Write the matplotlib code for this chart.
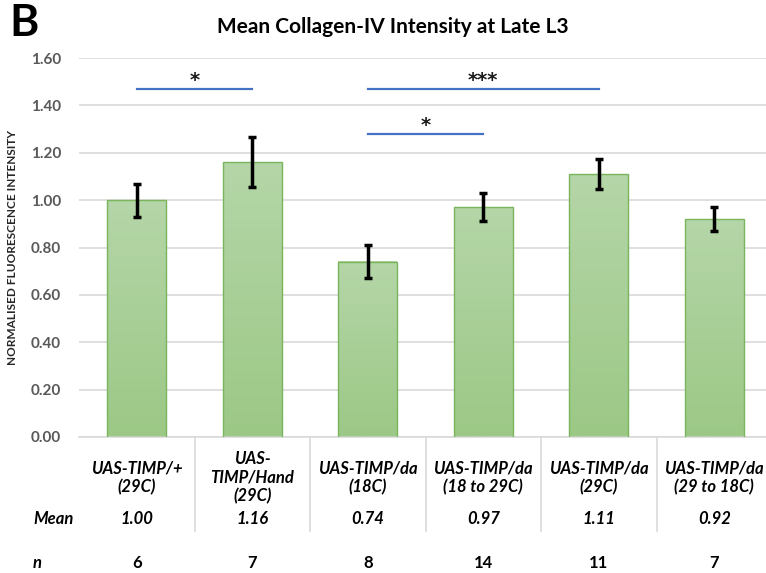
import matplotlib
matplotlib.use('Agg')
import matplotlib.pyplot as plt
import numpy as np
from matplotlib.colors import LinearSegmentedColormap

plt.rcParams['font.family'] = ['Lato', 'DejaVu Sans']

# data
groups = ['UAS-TIMP/+\n(29C)', 'UAS-\nTIMP/Hand\n(29C)', 'UAS-TIMP/da\n(18C)',
          'UAS-TIMP/da\n(18 to 29C)', 'UAS-TIMP/da\n(29C)', 'UAS-TIMP/da\n(29 to 18C)']
means = [1.00, 1.16, 0.74, 0.97, 1.11, 0.92]
errors = [0.07, 0.105, 0.07, 0.06, 0.065, 0.05]
mean_labels = ['1.00', '1.16', '0.74', '0.97', '1.11', '0.92']
n_values = [6, 7, 8, 14, 11, 7]
# significance brackets: (from group, to group, height, stars)
sig = [(0, 1, 1.47, '*'), (2, 4, 1.47, '***'), (2, 3, 1.28, '*')]

fig = plt.figure(figsize=(7.66, 5.73), dpi=100)
ax = fig.add_axes([79/766, 136/573, 693/766, 379/573])

x = np.arange(len(means))
bars = ax.bar(x, means, width=0.51, color='none', edgecolor='#7AB55C', linewidth=1.0, zorder=3)

# vertical gradient fill like the excel bars
cmap = LinearSegmentedColormap.from_list('g', ['#9CC886', '#B5D6A8'])
grad = np.linspace(0, 1, 100).reshape(-1, 1)
for b in bars:
    x0 = b.get_x()
    ax.imshow(grad, extent=[x0, x0 + b.get_width(), 0, b.get_height()], origin='lower',
              aspect='auto', cmap=cmap, zorder=2)

ax.errorbar(x, means, yerr=errors, fmt='none', ecolor='black', elinewidth=2.5,
            capsize=3, capthick=2.5, zorder=4)

ax.set_xlim(-0.5, 5.5)
ax.set_ylim(0, 1.6)
ax.set_yticks(np.arange(0, 1.61, 0.2))
ax.set_yticklabels(['%.2f' % v for v in np.arange(0, 1.61, 0.2)], fontsize=11,
                   fontweight='bold', color='#595959')
ax.yaxis.grid(True, color='#D9D9D9', linewidth=1.2, zorder=0)
ax.set_axisbelow(True)
ax.tick_params(axis='y', length=0, pad=13)
ax.tick_params(axis='x', length=0, labelbottom=False)
for s in ['top', 'right', 'left']:
    ax.spines[s].set_visible(False)
ax.spines['bottom'].set_color('#D9D9D9')
ax.spines['bottom'].set_linewidth(1.2)
ax.set_ylabel('NORMALISED FLUORESCENCE INTENSITY', fontsize=8.5, fontweight='bold',
              color='#262626', labelpad=9)

# significance lines
for a, b, h, stars in sig:
    ax.plot([a, b], [h, h], color='#4472C4', linewidth=1.6, zorder=5, clip_on=False)
    ax.text((a + b) / 2, h + 0.037, stars, ha='center', va='center', fontsize=14,
            fontweight='bold', color='#1a1a1a', zorder=5, family='DejaVu Sans')

# table under the axis
trans = ax.get_xaxis_transform()
for i in range(len(means) - 1):
    ax.plot([i + 0.5, i + 0.5], [0, -94/379], color='#D9D9D9', linewidth=1.2,
            transform=trans, clip_on=False)
for i, g in enumerate(groups):
    ax.text(i, -41/379, g, transform=trans, ha='center', va='center', fontsize=12,
            fontweight='bold', style='italic', color='black', linespacing=1.2)
    ax.text(i, -82/379, mean_labels[i], transform=trans, ha='center', va='center',
            fontsize=12, fontweight='bold', style='italic', color='black')
    ax.text(i, -126/379, str(n_values[i]), transform=trans, ha='center', va='center',
            fontsize=12, fontweight='bold', color='black')
fig.text(33/766, 1 - 519/573, 'Mean', ha='left', va='center', fontsize=12,
         fontweight='bold', style='italic')
fig.text(33/766, 1 - 563/573, 'n', ha='left', va='center', fontsize=12,
         fontweight='bold', style='italic')

fig.text(393/766, 1 - 27/573, 'Mean Collagen-IV Intensity at Late L3', ha='center',
         va='center', fontsize=15, fontweight='bold')
fig.text(9/766, 1 - 23/573, 'B', ha='left', va='center', fontsize=32, fontweight='bold')

fig.savefig('out.png', dpi=100)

^^^^

Task statement -> Your copy of the data above should match it exactly, except that pictures are left out.

Expected answer ->
Write the matplotlib code for this chart.
import matplotlib
matplotlib.use('Agg')
import matplotlib.pyplot as plt
import numpy as np
from matplotlib.colors import LinearSegmentedColormap

plt.rcParams['font.family'] = ['Lato', 'DejaVu Sans']

# data
groups = ['UAS-TIMP/+\n(29C)', 'UAS-\nTIMP/Hand\n(29C)', 'UAS-TIMP/da\n(18C)',
          'UAS-TIMP/da\n(18 to 29C)', 'UAS-TIMP/da\n(29C)', 'UAS-TIMP/da\n(29 to 18C)']
means = [1.00, 1.16, 0.74, 0.97, 1.11, 0.92]
errors = [0.07, 0.105, 0.07, 0.06, 0.065, 0.05]
mean_labels = ['1.00', '1.16', '0.74', '0.97', '1.11', '0.92']
n_values = [6, 7, 8, 14, 11, 7]
# significance brackets: (from group, to group, height, stars)
sig = [(0, 1, 1.47, '*'), (2, 4, 1.47, '***'), (2, 3, 1.28, '*')]

fig = plt.figure(figsize=(7.66, 5.73), dpi=100)
ax = fig.add_axes([79/766, 136/573, 693/766, 379/573])

x = np.arange(len(means))
bars = ax.bar(x, means, width=0.51, color='none', edgecolor='#7AB55C', linewidth=1.0, zorder=3)

# vertical gradient fill like the excel bars
cmap = LinearSegmentedColormap.from_list('g', ['#9CC886', '#B5D6A8'])
grad = np.linspace(0, 1, 100).reshape(-1, 1)
for b in bars:
    x0 = b.get_x()
    ax.imshow(grad, extent=[x0, x0 + b.get_width(), 0, b.get_height()], origin='lower',
              aspect='auto', cmap=cmap, zorder=2)

ax.errorbar(x, means, yerr=errors, fmt='none', ecolor='black', elinewidth=2.5,
            capsize=3, capthick=2.5, zorder=4)

ax.set_xlim(-0.5, 5.5)
ax.set_ylim(0, 1.6)
ax.set_yticks(np.arange(0, 1.61, 0.2))
ax.set_yticklabels(['%.2f' % v for v in np.arange(0, 1.61, 0.2)], fontsize=11,
                   fontweight='bold', color='#595959')
ax.yaxis.grid(True, color='#D9D9D9', linewidth=1.2, zorder=0)
ax.set_axisbelow(True)
ax.tick_params(axis='y', length=0, pad=13)
ax.tick_params(axis='x', length=0, labelbottom=False)
for s in ['top', 'right', 'left']:
    ax.spines[s].set_visible(False)
ax.spines['bottom'].set_color('#D9D9D9')
ax.spines['bottom'].set_linewidth(1.2)
ax.set_ylabel('NORMALISED FLUORESCENCE INTENSITY', fontsize=8.5, fontweight='bold',
              color='#262626', labelpad=9)

# significance lines
for a, b, h, stars in sig:
    ax.plot([a, b], [h, h], color='#4472C4', linewidth=1.6, zorder=5, clip_on=False)
    ax.text((a + b) / 2, h + 0.037, stars, ha='center', va='center', fontsize=14,
            fontweight='bold', color='#1a1a1a', zorder=5, family='DejaVu Sans')

# table under the axis
trans = ax.get_xaxis_transform()
for i in range(len(means) - 1):
    ax.plot([i + 0.5, i + 0.5], [0, -94/379], color='#D9D9D9', linewidth=1.2,
            transform=trans, clip_on=False)
for i, g in enumerate(groups):
    ax.text(i, -41/379, g, transform=trans, ha='center', va='center', fontsize=12,
            fontweight='bold', style='italic', color='black', linespacing=1.2)
    ax.text(i, -82/379, mean_labels[i], transform=trans, ha='center', va='center',
            fontsize=12, fontweight='bold', style='italic', color='black')
    ax.text(i, -126/379, str(n_values[i]), transform=trans, ha='center', va='center',
            fontsize=12, fontweight='bold', color='black')
fig.text(33/766, 1 - 519/573, 'Mean', ha='left', va='center', fontsize=12,
         fontweight='bold', style='italic')
fig.text(33/766, 1 - 563/573, 'n', ha='left', va='center', fontsize=12,
         fontweight='bold', style='italic')

fig.text(393/766, 1 - 27/573, 'Mean Collagen-IV Intensity at Late L3', ha='center',
         va='center', fontsize=15, fontweight='bold')
fig.text(9/766, 1 - 23/573, 'B', ha='left', va='center', fontsize=32, fontweight='bold')

fig.savefig('out.png', dpi=100)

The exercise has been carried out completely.